Kolumne

"Verwaschene Abziehbilder"

18.04.1997

Es läßt sich trefflich darüber streiten, welches Arbeitsmarktmodell das bessere ist - das deutsche oder das amerikanische. Stellt sich nur die Frage, ob uns diese Diskussion entscheidend weiterhilft.

Nach dem Motto: Während in Villariba noch über Arbeitszeiten diskutiert wird, verstärken in Villabacho schon längst neue Industrien das Wachstum. Einem Bericht des amerikanischen Wirtschaftsmagazins "Business Week" zufolge hat die IT-Branche in den letzten drei Jahren mit 27 Prozent zur Steigerung des Bruttoinlandsproduktes der USA beigetragen; 1996 sogar mit 33 Prozent. Ohne den High-Tech-Sektor wäre die amerikanische Wirtschaft nur um 1,8 Prozent gewachsen - trotz unreglementiertem Arbeitsmarkt auf nicht mehr als hiesigem Niveau also.

Diese Zahlen legen den Schluß nahe, daß die Diskussion um den Standort Deutschland von Thesen beherrscht wird, die kaum etwas zur Lösung der Wachstumsschwäche beitragen.
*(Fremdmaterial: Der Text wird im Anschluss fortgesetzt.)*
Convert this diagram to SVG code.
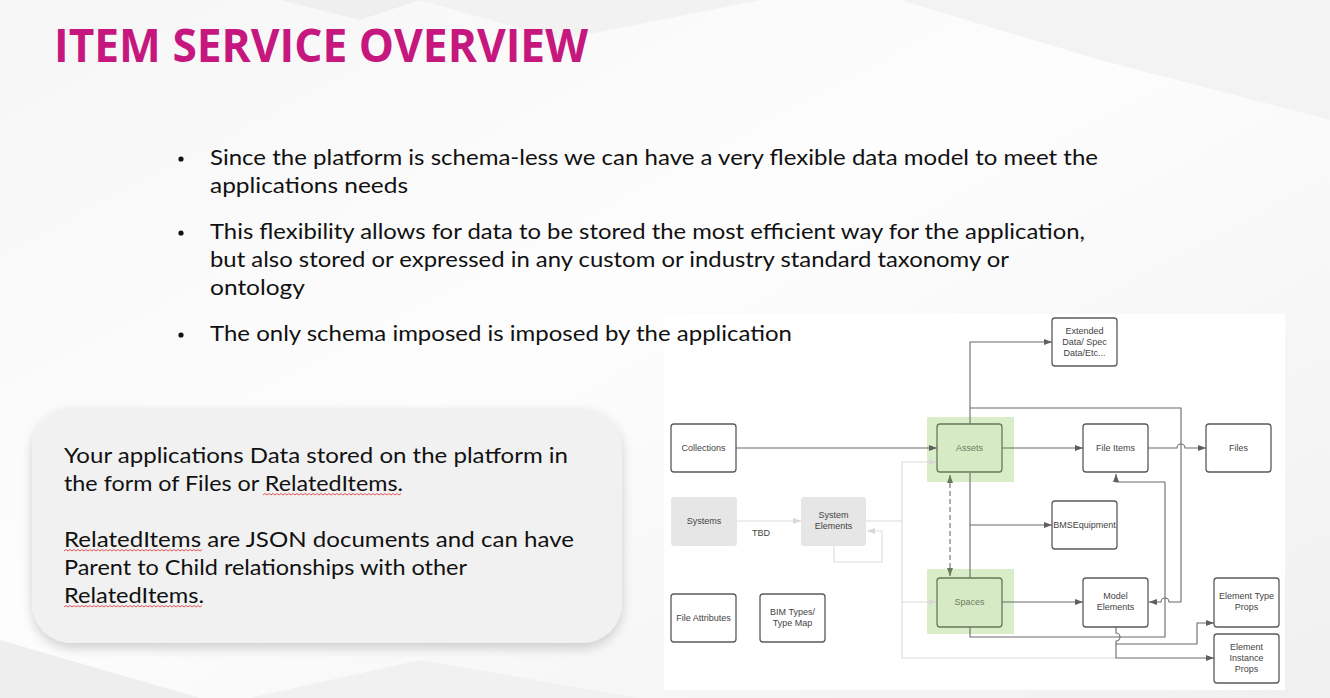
<svg xmlns="http://www.w3.org/2000/svg" width="1330" height="698" viewBox="0 0 1330 698">
<defs>
<style>
.title{font-family:"Open Sans","Liberation Sans",sans-serif;font-weight:700;font-size:46px;fill:#c5177e}
.body{font-family:Lato,"Open Sans","Liberation Sans",sans-serif;font-size:22px;fill:#111}
.nt{font-family:"Liberation Sans",Arial,sans-serif;font-size:9px;fill:#444;text-anchor:middle}
.gt{font-family:"Liberation Sans",Arial,sans-serif;font-size:9px;fill:#6b7d5e;text-anchor:middle}
.box{fill:#fff;stroke:#5a5a5a;stroke-width:1.3}
.gbox{fill:#e6e6e6;stroke:none}
.hl{fill:#d9edc8}
.grn{fill:#d6eac6;stroke:#66795a;stroke-width:1.3}
.c{fill:none;stroke:#6a6a6a;stroke-width:1.1;stroke-linejoin:round}
.cl{fill:none;stroke:#dcdcdc;stroke-width:1.1}
.sq{fill:none;stroke:#e03030;stroke-width:0.8}
</style>
<marker id="a" viewBox="0 0 8 6" refX="8" refY="3" markerWidth="8" markerHeight="6" markerUnits="userSpaceOnUse" orient="auto-start-reverse"><path d="M0,0L8,3L0,6z" fill="#5f5f5f"/></marker>
<marker id="al" viewBox="0 0 8 6" refX="8" refY="3" markerWidth="8" markerHeight="6" markerUnits="userSpaceOnUse" orient="auto"><path d="M0,0L8,3L0,6z" fill="#d8d8d8"/></marker>
<marker id="ag" viewBox="0 0 8 6" refX="8" refY="3" markerWidth="8" markerHeight="6" markerUnits="userSpaceOnUse" orient="auto-start-reverse"><path d="M0,0L8,3L0,6z" fill="#66795a"/></marker>
<linearGradient id="bg" x1="0" y1="0" x2="1" y2="1"><stop offset="0" stop-color="#f6f6f6"/><stop offset="0.45" stop-color="#fdfdfd"/><stop offset="1" stop-color="#f0f0f0"/></linearGradient>
<filter id="sh" x="-10%" y="-10%" width="120%" height="130%"><feGaussianBlur in="SourceAlpha" stdDeviation="6"/><feOffset dy="5"/><feComponentTransfer><feFuncA type="linear" slope="0.18"/></feComponentTransfer><feMerge><feMergeNode/><feMergeNode in="SourceGraphic"/></feMerge></filter>
</defs>

<!-- background -->
<rect x="0" y="0" width="1330" height="698" fill="url(#bg)"/>
<polygon points="280,0 360,20 420,0" fill="#efefef"/>
<polygon points="420,0 560,40 760,0" fill="#f2f2f2"/>
<polygon points="900,0 1330,0 1330,120 1100,60" fill="#f3f3f3"/>
<polygon points="0,640 200,698 0,698" fill="#eeeeee"/>
<polygon points="250,698 420,660 640,698" fill="#f1f1f1"/>

<!-- title -->
<text class="title" x="54" y="62" textLength="534" lengthAdjust="spacingAndGlyphs">ITEM SERVICE OVERVIEW</text>

<!-- diagram panel -->
<rect x="664" y="314" width="621" height="376" fill="#ffffff"/>

<!-- bullets -->
<g id="bullets">
<circle cx="181" cy="159" r="2.6" fill="#111"/>
<circle cx="181" cy="233" r="2.6" fill="#111"/>
<circle cx="181" cy="335" r="2.6" fill="#111"/>
<text class="body" x="210" y="165" textLength="888" lengthAdjust="spacingAndGlyphs">Since the platform is schema-less we can have a very flexible data model to meet the</text>
<text class="body" x="210" y="193" textLength="198" lengthAdjust="spacingAndGlyphs">applications needs</text>
<text class="body" x="210" y="239" textLength="875" lengthAdjust="spacingAndGlyphs">This flexibility allows for data to be stored the most efficient way for the application,</text>
<text class="body" x="210" y="267" textLength="799" lengthAdjust="spacingAndGlyphs">but also stored or expressed in any custom or industry standard taxonomy or</text>
<text class="body" x="210" y="295" textLength="95" lengthAdjust="spacingAndGlyphs">ontology</text>
<text class="body" x="210" y="341" textLength="582" lengthAdjust="spacingAndGlyphs">The only schema imposed is imposed by the application</text>
</g>

<!-- left callout -->
<g id="callout">
<rect x="32" y="408" width="590" height="235" rx="40" fill="#f1f1f1" filter="url(#sh)"/>
<text class="body" x="64" y="463" textLength="504" lengthAdjust="spacingAndGlyphs">Your applications Data stored on the platform in</text>
<text class="body" x="64" y="491" textLength="339" lengthAdjust="spacingAndGlyphs">the form of Files or RelatedItems.</text>
<text class="body" x="64" y="547" textLength="510" lengthAdjust="spacingAndGlyphs">RelatedItems are JSON documents and can have</text>
<text class="body" x="64" y="575" textLength="403" lengthAdjust="spacingAndGlyphs">Parent to Child relationships with other</text>
<text class="body" x="64" y="603" textLength="140" lengthAdjust="spacingAndGlyphs">RelatedItems.</text>
<path class="sq" d="M263,495 l2,-1.5 l2,1.5 l2,-1.5 l2,1.5 l2,-1.5 l2,1.5 l2,-1.5 l2,1.5 l2,-1.5 l2,1.5 l2,-1.5 l2,1.5 l2,-1.5 l2,1.5 l2,-1.5 l2,1.5 l2,-1.5 l2,1.5 l2,-1.5 l2,1.5 l2,-1.5 l2,1.5 l2,-1.5 l2,1.5 l2,-1.5 l2,1.5 l2,-1.5 l2,1.5 l2,-1.5 l2,1.5 l2,-1.5 l2,1.5 l2,-1.5 l2,1.5 l2,-1.5 l2,1.5 l2,-1.5 l2,1.5 l2,-1.5 l2,1.5 l2,-1.5 l2,1.5 l2,-1.5 l2,1.5 l2,-1.5 l2,1.5 l2,-1.5 l2,1.5 l2,-1.5 l2,1.5 l2,-1.5 l2,1.5 l2,-1.5 l2,1.5 l2,-1.5 l2,1.5 l2,-1.5 l2,1.5 l2,-1.5 l2,1.5 l2,-1.5 l2,1.5 l2,-1.5 l2,1.5 l2,-1.5 l2,1.5 l2,-1.5 l2,1.5 l2,-1.5"/>
<path class="sq" d="M64,551 l2,-1.5 l2,1.5 l2,-1.5 l2,1.5 l2,-1.5 l2,1.5 l2,-1.5 l2,1.5 l2,-1.5 l2,1.5 l2,-1.5 l2,1.5 l2,-1.5 l2,1.5 l2,-1.5 l2,1.5 l2,-1.5 l2,1.5 l2,-1.5 l2,1.5 l2,-1.5 l2,1.5 l2,-1.5 l2,1.5 l2,-1.5 l2,1.5 l2,-1.5 l2,1.5 l2,-1.5 l2,1.5 l2,-1.5 l2,1.5 l2,-1.5 l2,1.5 l2,-1.5 l2,1.5 l2,-1.5 l2,1.5 l2,-1.5 l2,1.5 l2,-1.5 l2,1.5 l2,-1.5 l2,1.5 l2,-1.5 l2,1.5 l2,-1.5 l2,1.5 l2,-1.5 l2,1.5 l2,-1.5 l2,1.5 l2,-1.5 l2,1.5 l2,-1.5 l2,1.5 l2,-1.5 l2,1.5 l2,-1.5 l2,1.5 l2,-1.5 l2,1.5 l2,-1.5 l2,1.5 l2,-1.5 l2,1.5 l2,-1.5 l2,1.5 l2,-1.5"/>
<path class="sq" d="M64,607 l2,-1.5 l2,1.5 l2,-1.5 l2,1.5 l2,-1.5 l2,1.5 l2,-1.5 l2,1.5 l2,-1.5 l2,1.5 l2,-1.5 l2,1.5 l2,-1.5 l2,1.5 l2,-1.5 l2,1.5 l2,-1.5 l2,1.5 l2,-1.5 l2,1.5 l2,-1.5 l2,1.5 l2,-1.5 l2,1.5 l2,-1.5 l2,1.5 l2,-1.5 l2,1.5 l2,-1.5 l2,1.5 l2,-1.5 l2,1.5 l2,-1.5 l2,1.5 l2,-1.5 l2,1.5 l2,-1.5 l2,1.5 l2,-1.5 l2,1.5 l2,-1.5 l2,1.5 l2,-1.5 l2,1.5 l2,-1.5 l2,1.5 l2,-1.5 l2,1.5 l2,-1.5 l2,1.5 l2,-1.5 l2,1.5 l2,-1.5 l2,1.5 l2,-1.5 l2,1.5 l2,-1.5 l2,1.5 l2,-1.5 l2,1.5 l2,-1.5 l2,1.5 l2,-1.5 l2,1.5 l2,-1.5 l2,1.5 l2,-1.5 l2,1.5 l2,-1.5"/>
</g>

<!-- green highlights -->
<rect class="hl" x="927" y="417" width="87" height="65"/>
<rect class="hl" x="927" y="569" width="87" height="65"/>

<!-- connectors -->
<g id="connectors">
<path class="cl" d="M737,521 H801" marker-end="url(#al)"/>
<path class="cl" d="M834,546 V562 H882 V531 H867" marker-end="url(#al)"/>
<path class="cl" d="M866,521 H902 V462 H937" marker-end="url(#al)"/>
<path class="cl" d="M902,521 V602 H937" marker-end="url(#al)"/>
<path class="cl" d="M902,602 V658 H1116"/>
<path class="c" d="M736,448 H937" marker-end="url(#a)"/>
<path class="c" d="M970,424 V342 H1052" marker-end="url(#a)"/>
<path class="c" d="M970,408 H1181 V602 H1169 a4,4 0 0 0 -8,0 H1149" marker-end="url(#a)"/>
<path class="c" d="M1002,448 H1083" marker-end="url(#a)"/>
<path class="c" d="M1148,448 H1177 a4,4 0 0 1 8,0 H1206" marker-end="url(#a)"/>
<path class="c" d="M970,473 V525 H1052" marker-end="url(#a)"/>
<path class="c" d="M970,578 V525"/>
<path d="M950,475 V576" fill="none" stroke="#6f6f6f" stroke-width="1.1" stroke-dasharray="5,3" marker-start="url(#ag)" marker-end="url(#ag)"/>
<path class="c" d="M1002,602 H1083" marker-end="url(#a)"/>
<path class="c" d="M970,627 V637 H1165 V482 H1116 V474" marker-end="url(#a)"/>
<path class="c" d="M1116,627 V633 a4,4 0 0 1 0,8 V644 H1197 V623 H1214" marker-end="url(#a)"/>
<path class="c" d="M1116,644 V658 H1214" marker-end="url(#a)"/>
</g>

<!-- nodes -->
<g id="n-collections"><rect class="box" x="671" y="424" width="65" height="48" rx="3"/><text class="nt" x="703.5" y="451">Collections</text></g>
<g id="n-systems"><rect class="gbox" x="671" y="497" width="66" height="49" rx="3"/><text class="nt" x="704" y="524">Systems</text></g>
<g id="n-tbd"><text class="nt" x="761" y="536">TBD</text></g>
<g id="n-sysel"><rect class="gbox" x="801" y="497" width="65" height="49" rx="3"/><text class="nt" x="833.5" y="518">System</text><text class="nt" x="833.5" y="529">Elements</text></g>
<g id="n-fileattr"><rect class="box" x="671" y="594" width="65" height="48" rx="3"/><text class="nt" x="703.5" y="621">File Attributes</text></g>
<g id="n-bim"><rect class="box" x="760" y="594" width="65" height="48" rx="3"/><text class="nt" x="792.5" y="615">BIM Types/</text><text class="nt" x="792.5" y="626">Type Map</text></g>
<g id="n-assets"><rect class="grn" x="937" y="424" width="65" height="48" rx="3"/><text class="gt" x="969.5" y="451">Assets</text></g>
<g id="n-spaces"><rect class="grn" x="937" y="578" width="65" height="49" rx="3"/><text class="gt" x="969.5" y="605">Spaces</text></g>
<g id="n-ext"><rect class="box" x="1052" y="318" width="65" height="48" rx="3"/><text class="nt" x="1084.5" y="334">Extended</text><text class="nt" x="1084.5" y="345">Data/ Spec</text><text class="nt" x="1084.5" y="356">Data/Etc...</text></g>
<g id="n-fileitems"><rect class="box" x="1083" y="424" width="65" height="48" rx="3"/><text class="nt" x="1115.5" y="451">File Items</text></g>
<g id="n-files"><rect class="box" x="1206" y="424" width="65" height="48" rx="3"/><text class="nt" x="1238.5" y="451">Files</text></g>
<g id="n-bms"><rect class="box" x="1052" y="501" width="65" height="48" rx="3"/><text class="nt" x="1084.5" y="528">BMSEquipment</text></g>
<g id="n-model"><rect class="box" x="1083" y="578" width="65" height="49" rx="3"/><text class="nt" x="1115.5" y="599">Model</text><text class="nt" x="1115.5" y="610">Elements</text></g>
<g id="n-etype"><rect class="box" x="1214" y="578" width="65" height="49" rx="3"/><text class="nt" x="1246.5" y="599">Element Type</text><text class="nt" x="1246.5" y="610">Props</text></g>
<g id="n-einst"><rect class="box" x="1214" y="634" width="65" height="49" rx="3"/><text class="nt" x="1246.5" y="650">Element</text><text class="nt" x="1246.5" y="661">Instance</text><text class="nt" x="1246.5" y="672">Props</text></g>
</svg>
Ein frühkapitalistisch organisierter Arbeitsmarkt ohne Kündigungsschutz, Tarifverträge etc. bringt uns nicht weiter. Der neueste Vorschlag der Gewerkschaften, die Wochenarbeitszeit auf 32 Stunden zu verkürzen, hilft allerdings ebensowenig.

Zugegeben, auch unsere Wirtschaftsbosse und Politiker wissen, daß mit überkommenen Industrien kein Staat mehr zu machen ist. Allerdings sind die Aktionen erbärmlich, die aus diesem Wissen resultieren. Als Beispiel mag das in der vergangenen Woche in Bonn abgehaltene G7-Treffen gelten, mit dem vor allem die mittelständische Industrie von den Segnungen der modernen Informationsgesellschaft überzeugt werden sollte. Weil sie offensichtlich zuwenig über diese Technologien und ihre Auswirkungen wissen, waren die Reden von Wirtschaftsminister Günter Rexrodt und DIHT-Präsident Hans Peter Stihl nicht mehr als verwaschene Abziehbilder früher amerikanischer Visionen. Doch Stihl und Rexrodt sind nicht die einzigen, die unzureichend über wachstumsträchtige Industrien nachdenken. Wenn in Umfragen unter Studenten herauskommt, daß fast 50 Prozent von ihnen in den Staatsdienst wollen, über 30 Prozent in der Großindustrie arbeiten möchten und nur 15 Prozent überhaupt darüber nachdenken, sich selbständig zu machen, ist es vielleicht vermessen, in Deutschland überhaupt noch mit Innovationen zu rechnen.